Saturday, February 22, 2014

USA: Judge tosses out Muslim surveillance case, says any harm is the media’s fault


Their [police] motive “was not solely to discriminate against Muslims, but rather to find Muslim terrorists hiding among ordinary, law-abiding Muslims.”

Ahmadiyya Times | News Watch |
Source/Credit: SF Gate |
By Bob Egelko | February 21, 2014

Now we know who’s to blame for any harm the police cause by secretly spying on Muslims.

It’s not the officers who infiltrate religious groups and monitor their activities in hopes of finding a terrorist. No, any injury suffered by the innocent targets of surveillance is the fault of the reporters who expose it. Take it from a federal judge.

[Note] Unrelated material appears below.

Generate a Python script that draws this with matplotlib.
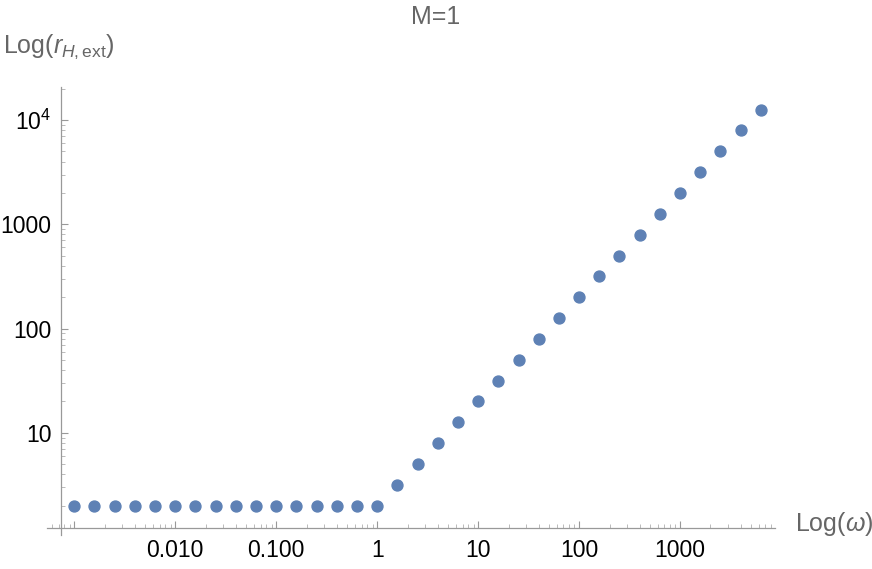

A group of New Jersey Muslims’ “alleged injuries flow from the Associated Press’ unauthorized disclosure of the documents,” U.S. District Judge William Martini said Thursday in a ruling dismissing their lawsuit against the New York Police Department.

The NYPD started surveillance of Muslims in New York and parts of New Jersey a few months after the Sept. 11, 2001 terrorist attacks. But the public knew nothing about it until 2011, when the AP obtained and published confidential police documents about the infiltration of mosques and Muslim student groups.

The New Jersey lawsuit, one of two filed against the police, accused them of unconstitutionally targeting Muslims based on their religion. The plaintiffs said undercover officers monitored sermons, religious observances and conversations, conducted round-the-clock video surveillance of mosques, photographed and named innocent individuals in their reports and collected their license plate numbers. After learning of the surveillance, they said, they  became afraid to discuss religious topics or pray in public, avoided controversial topics at religious events, and saw a drop in mosque attendance.

Martini, a former Republican congressman appointed to the bench by President George W. Bush in 2002, said none of those complaints showed any “injury in fact” that could be redressed in a lawsuit. He cited a 1972 Supreme Court ruling that rejected a challenge to Army surveillance of civilian political activity based on an allegedly chilling effect on free expression.

What’s more, he said, “the Associated Press and not the city is the manifest cause of plaintiffs’ alleged injuries,” which occurred only after the news organization “released unredacted, confidential NYPD documents and articles expressing its own interpretation of those documents.”

In any event, Martini said, the surveillance program wasn’t discriminatory, because the police were looking for terrorists, and reasonably concluded they might find them in the Muslim community after 9/11. Their motive “was not solely to discriminate against Muslims, but rather to find Muslim terrorists hiding among ordinary, law-abiding Muslims,” he said.

The plaintiffs plan to appeal. The AP, and its co-conspirators in the Fourth Estate, plan to keep writing about it.